Sound familiar? Remember these feelings? Maybe you still get them. Either way, you might recognise it when someone else goes through it. If they are having coding woes then reach out: “Hey, this can be frustrating and over-whelming, right? I’ve been there! Let’s break this challenge down and work on it together. When are you free?”

Meet with intent

Do code reviews and have regular 1:1s. Give both parties some time to prepare for it. Rather than saying “Let’s chat about this code sometime” or rocking up at someone’s desk unannounced, check their calendar and book it in. Or make it clear that they can access your calendar to book a time and place. Eventually it becomes a habit to meet up and a mentorship/friendship kind of relationship begins to form.

Offer feedback and ask for feedback

This is so important. It’s a good reason to meet up. Junior developers need to know if they are offering value and progressing. If they see a commit which has changed most of their code before shipping, they should know why so they can do it better next time.

It's a two way thing, though, right? The mentee should also provide feedback to the mentor. Is the approach right? Does the mentee enjoy learning like this? How can the mentor improve? How about reverse mentoring? What can a junior developer teach a senior developer? More than you might think.

You can offer more than you think

I discovered codebar in Brighton when I started out as a junior developer. codebar is place for under-represented groups in tech to learn coding for free.

I initially attended codebar as a student to work on my Javascript skills. A few months later, they were short of coaches, so I nervously started teaching HTML and CSS to beginners.
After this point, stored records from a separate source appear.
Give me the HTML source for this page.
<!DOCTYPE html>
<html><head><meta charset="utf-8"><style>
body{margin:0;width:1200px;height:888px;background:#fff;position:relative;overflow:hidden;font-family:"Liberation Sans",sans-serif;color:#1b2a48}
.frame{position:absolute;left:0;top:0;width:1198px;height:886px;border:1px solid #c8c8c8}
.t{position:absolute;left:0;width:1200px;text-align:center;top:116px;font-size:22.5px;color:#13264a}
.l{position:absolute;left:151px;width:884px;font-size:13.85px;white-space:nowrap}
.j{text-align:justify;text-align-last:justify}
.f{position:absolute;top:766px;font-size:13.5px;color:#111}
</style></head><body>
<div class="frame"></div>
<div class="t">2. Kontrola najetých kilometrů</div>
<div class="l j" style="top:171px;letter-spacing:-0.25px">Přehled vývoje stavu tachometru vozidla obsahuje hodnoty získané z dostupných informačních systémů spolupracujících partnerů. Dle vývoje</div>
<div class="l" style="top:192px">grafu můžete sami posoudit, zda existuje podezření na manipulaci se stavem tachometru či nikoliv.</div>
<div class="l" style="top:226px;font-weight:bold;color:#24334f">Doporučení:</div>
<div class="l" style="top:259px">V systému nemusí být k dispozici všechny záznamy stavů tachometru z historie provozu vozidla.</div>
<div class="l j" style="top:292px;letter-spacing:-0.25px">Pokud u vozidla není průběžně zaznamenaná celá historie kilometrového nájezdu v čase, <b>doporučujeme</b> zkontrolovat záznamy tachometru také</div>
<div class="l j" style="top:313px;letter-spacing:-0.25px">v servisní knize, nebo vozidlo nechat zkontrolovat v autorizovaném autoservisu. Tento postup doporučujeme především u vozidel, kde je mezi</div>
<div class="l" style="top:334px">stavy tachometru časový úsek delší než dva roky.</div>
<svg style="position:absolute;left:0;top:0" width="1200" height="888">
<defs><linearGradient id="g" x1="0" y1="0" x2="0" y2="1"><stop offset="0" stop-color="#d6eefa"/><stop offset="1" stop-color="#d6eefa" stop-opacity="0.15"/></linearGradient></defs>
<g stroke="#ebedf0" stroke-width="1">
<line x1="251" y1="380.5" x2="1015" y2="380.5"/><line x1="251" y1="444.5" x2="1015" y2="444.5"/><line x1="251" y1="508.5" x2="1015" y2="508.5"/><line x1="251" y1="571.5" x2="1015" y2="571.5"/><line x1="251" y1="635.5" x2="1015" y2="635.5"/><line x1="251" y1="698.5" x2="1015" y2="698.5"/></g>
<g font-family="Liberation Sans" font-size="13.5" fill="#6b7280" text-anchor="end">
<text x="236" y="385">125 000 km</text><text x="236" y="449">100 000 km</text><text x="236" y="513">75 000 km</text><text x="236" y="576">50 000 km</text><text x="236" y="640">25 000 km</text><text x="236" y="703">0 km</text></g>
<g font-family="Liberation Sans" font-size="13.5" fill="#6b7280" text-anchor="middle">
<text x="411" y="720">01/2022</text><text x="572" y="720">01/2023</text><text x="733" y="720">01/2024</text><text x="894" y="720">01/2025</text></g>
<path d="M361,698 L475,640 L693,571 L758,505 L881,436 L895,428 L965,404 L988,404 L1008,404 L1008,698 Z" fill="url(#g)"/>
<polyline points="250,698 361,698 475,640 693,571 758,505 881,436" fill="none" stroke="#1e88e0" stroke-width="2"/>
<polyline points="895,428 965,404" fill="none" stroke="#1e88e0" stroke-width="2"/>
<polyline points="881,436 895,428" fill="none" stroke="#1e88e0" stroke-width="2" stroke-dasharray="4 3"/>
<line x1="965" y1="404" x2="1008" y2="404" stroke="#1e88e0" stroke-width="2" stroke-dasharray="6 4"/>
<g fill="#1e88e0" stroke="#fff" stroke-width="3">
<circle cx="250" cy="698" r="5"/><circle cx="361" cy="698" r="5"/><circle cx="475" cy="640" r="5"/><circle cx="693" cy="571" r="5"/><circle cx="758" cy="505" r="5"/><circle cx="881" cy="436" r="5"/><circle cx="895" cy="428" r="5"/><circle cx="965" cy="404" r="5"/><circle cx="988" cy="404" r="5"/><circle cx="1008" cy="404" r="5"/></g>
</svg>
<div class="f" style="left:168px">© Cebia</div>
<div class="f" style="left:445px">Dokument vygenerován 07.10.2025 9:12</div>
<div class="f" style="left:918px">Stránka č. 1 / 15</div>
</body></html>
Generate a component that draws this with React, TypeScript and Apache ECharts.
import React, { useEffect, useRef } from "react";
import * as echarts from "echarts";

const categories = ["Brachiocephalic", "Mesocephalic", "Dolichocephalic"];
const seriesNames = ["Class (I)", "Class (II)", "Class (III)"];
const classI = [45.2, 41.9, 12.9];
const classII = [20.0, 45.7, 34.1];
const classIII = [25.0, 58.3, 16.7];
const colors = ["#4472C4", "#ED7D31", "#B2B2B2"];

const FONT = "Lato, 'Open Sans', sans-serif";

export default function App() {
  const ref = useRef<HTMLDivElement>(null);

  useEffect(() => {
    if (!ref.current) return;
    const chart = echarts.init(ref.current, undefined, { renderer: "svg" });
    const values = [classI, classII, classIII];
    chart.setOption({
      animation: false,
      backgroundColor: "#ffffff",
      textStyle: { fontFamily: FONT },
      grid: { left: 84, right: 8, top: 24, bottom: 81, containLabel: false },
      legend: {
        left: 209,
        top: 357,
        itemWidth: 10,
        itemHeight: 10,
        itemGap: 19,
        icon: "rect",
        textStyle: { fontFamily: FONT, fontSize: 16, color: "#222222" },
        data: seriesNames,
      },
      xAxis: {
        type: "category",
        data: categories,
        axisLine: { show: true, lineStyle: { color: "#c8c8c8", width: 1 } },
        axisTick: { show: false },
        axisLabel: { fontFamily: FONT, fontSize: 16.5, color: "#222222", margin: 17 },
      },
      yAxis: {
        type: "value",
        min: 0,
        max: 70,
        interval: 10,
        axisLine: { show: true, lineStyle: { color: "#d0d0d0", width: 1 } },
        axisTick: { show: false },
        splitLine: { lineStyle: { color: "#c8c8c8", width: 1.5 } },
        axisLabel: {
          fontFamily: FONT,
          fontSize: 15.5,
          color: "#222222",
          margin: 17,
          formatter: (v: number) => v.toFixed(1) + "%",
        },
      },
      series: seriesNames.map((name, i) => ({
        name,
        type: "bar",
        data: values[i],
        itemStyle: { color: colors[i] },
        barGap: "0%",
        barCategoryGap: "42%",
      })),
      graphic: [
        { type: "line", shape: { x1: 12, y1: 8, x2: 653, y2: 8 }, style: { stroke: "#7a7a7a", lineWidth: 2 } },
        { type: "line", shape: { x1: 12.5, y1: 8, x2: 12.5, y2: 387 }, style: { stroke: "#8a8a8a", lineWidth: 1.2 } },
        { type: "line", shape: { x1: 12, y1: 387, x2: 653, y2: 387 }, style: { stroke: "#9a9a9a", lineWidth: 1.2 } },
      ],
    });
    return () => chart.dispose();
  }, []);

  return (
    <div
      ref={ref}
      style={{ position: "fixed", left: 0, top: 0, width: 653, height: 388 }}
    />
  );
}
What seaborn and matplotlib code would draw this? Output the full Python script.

It amazed me, that I, a junior developer at the time, could teach anyone anything. 

Last year, four women I helped at codebar went on to get their first jobs in the industry as junior developers. Sure I only taught them HTML, so it was only a small part of their learning journey, but I was amazed that I was able to.

So I'd like to remind you that you don't have to be an expert to do this. You just need to be open minded, want to help others and be willing learn yourself.